A spokesperson for Reding Quinoñes’ office declined to comment on whether Fox News or the White House asked him to intervene.
Timing Spurs Suspicions
The US attorney’s approach resulted in an outcome line prosecutors support.
Smartmatic remains mystified as to why DOJ would want to complicate the trial of executives that was on track for next April by adding in a new co-defendant, said individuals with knowledge of the company’s views.
A federal judge expressed irritation with prosecutors at a hearing last month for failing to give her notice of their intentions to seek a superseding indictment against the company. She rejected the lead prosecutor’s position that April 2026 remained a reasonable trial time frame, some of the people said.
The indictment’s timing, which benefited Fox News just as its lengthy defamation case was nearing a summary judgment ruling, also raised suspicions.
But people familiar with the government’s perspective said the Fox case never entered the equation.

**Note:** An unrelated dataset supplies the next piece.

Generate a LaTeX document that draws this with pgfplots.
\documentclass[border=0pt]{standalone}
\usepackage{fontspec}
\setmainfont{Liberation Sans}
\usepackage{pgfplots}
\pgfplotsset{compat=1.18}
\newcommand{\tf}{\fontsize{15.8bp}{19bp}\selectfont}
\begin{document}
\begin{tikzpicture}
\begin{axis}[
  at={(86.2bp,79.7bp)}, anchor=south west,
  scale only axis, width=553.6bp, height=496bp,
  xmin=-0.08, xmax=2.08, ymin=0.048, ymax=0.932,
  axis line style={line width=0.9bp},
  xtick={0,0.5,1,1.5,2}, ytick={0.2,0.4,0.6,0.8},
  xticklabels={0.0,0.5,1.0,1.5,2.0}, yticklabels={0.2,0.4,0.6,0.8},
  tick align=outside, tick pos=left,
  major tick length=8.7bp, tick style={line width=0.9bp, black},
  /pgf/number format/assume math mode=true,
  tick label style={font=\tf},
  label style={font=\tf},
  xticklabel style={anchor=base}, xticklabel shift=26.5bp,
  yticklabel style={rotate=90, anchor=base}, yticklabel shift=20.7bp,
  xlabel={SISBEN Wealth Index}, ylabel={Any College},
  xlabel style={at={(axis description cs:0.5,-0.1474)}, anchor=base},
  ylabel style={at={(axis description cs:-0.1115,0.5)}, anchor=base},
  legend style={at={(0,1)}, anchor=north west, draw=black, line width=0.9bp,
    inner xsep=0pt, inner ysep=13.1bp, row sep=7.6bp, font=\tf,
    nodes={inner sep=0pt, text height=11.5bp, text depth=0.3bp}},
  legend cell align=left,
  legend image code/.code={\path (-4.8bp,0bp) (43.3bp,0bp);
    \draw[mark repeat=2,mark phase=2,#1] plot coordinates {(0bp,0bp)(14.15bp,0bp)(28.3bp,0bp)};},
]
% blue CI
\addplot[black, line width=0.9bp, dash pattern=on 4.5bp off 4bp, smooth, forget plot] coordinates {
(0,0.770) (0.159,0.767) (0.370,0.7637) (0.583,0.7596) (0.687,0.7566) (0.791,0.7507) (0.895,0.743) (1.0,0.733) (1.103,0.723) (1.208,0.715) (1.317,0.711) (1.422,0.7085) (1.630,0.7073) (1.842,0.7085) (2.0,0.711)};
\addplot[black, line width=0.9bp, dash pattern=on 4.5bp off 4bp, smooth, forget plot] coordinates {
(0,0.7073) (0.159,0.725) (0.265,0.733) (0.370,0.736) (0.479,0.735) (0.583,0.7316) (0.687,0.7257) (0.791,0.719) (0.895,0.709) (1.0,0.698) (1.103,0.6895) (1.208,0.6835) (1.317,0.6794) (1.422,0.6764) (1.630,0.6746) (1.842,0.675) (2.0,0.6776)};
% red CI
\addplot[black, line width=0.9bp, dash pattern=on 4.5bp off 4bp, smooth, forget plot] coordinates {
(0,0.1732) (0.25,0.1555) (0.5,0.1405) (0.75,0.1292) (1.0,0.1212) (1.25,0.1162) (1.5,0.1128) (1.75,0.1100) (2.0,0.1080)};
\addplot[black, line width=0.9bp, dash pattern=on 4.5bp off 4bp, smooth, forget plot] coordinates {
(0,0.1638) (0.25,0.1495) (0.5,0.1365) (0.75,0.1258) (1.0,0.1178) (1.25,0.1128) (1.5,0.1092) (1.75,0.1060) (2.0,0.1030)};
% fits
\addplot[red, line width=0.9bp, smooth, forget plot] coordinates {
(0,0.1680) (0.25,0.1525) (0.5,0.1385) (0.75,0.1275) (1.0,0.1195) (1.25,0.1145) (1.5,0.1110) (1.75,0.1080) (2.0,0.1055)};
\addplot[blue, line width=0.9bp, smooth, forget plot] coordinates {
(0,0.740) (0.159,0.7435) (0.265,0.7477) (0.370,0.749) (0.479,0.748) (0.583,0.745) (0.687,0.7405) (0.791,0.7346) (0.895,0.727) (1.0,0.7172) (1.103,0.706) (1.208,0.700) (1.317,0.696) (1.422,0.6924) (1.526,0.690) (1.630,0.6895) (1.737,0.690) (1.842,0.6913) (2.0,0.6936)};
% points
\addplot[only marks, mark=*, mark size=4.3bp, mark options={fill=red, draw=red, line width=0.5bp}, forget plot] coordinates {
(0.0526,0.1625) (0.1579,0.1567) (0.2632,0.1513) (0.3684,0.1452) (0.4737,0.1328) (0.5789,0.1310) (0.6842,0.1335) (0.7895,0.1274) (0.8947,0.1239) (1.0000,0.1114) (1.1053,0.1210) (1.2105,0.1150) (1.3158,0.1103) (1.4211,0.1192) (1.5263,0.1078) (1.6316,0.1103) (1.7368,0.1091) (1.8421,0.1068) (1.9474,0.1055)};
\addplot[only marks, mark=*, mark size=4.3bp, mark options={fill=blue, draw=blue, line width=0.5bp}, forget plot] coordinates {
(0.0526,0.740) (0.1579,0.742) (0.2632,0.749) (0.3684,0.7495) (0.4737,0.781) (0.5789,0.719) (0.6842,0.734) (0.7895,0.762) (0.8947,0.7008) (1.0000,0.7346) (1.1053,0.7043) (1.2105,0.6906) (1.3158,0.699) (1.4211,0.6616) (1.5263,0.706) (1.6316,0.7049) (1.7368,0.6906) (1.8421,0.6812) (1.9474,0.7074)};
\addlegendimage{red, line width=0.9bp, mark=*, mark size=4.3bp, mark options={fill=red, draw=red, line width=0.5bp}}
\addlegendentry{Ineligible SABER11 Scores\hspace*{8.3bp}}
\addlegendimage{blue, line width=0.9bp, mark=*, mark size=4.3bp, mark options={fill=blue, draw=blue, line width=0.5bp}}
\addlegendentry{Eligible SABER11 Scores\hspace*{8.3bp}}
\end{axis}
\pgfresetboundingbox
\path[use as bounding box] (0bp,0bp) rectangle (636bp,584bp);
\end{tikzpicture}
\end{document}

They said the company wasn’t fully cooperating and DOJ had first considered charging it alongside the executives in 2024.
When DOJ charged Smartmartic the following year instead, it jolted a defense bar accustomed to more than a decade of DOJ always coming to terms with companies determined to avoid a risky bribery trial.
Whether it was a coincidence that Smartmatic wound up the company to end that streak may now be sorted out in court.
If the company files a selective prosecution claim, as it’s contemplating, and the judge were to grant discovery, that could reveal the true motivation, said Ellen Podgor, a white collar crime professor at Stetson University College of Law.
“We may find that there is nothing political here at all, and it is corruption,” Podgor said. “Or we may find that it suddenly got activated because of politics. We don’t know. But I do think that discovery ought to be granted more in these cases.”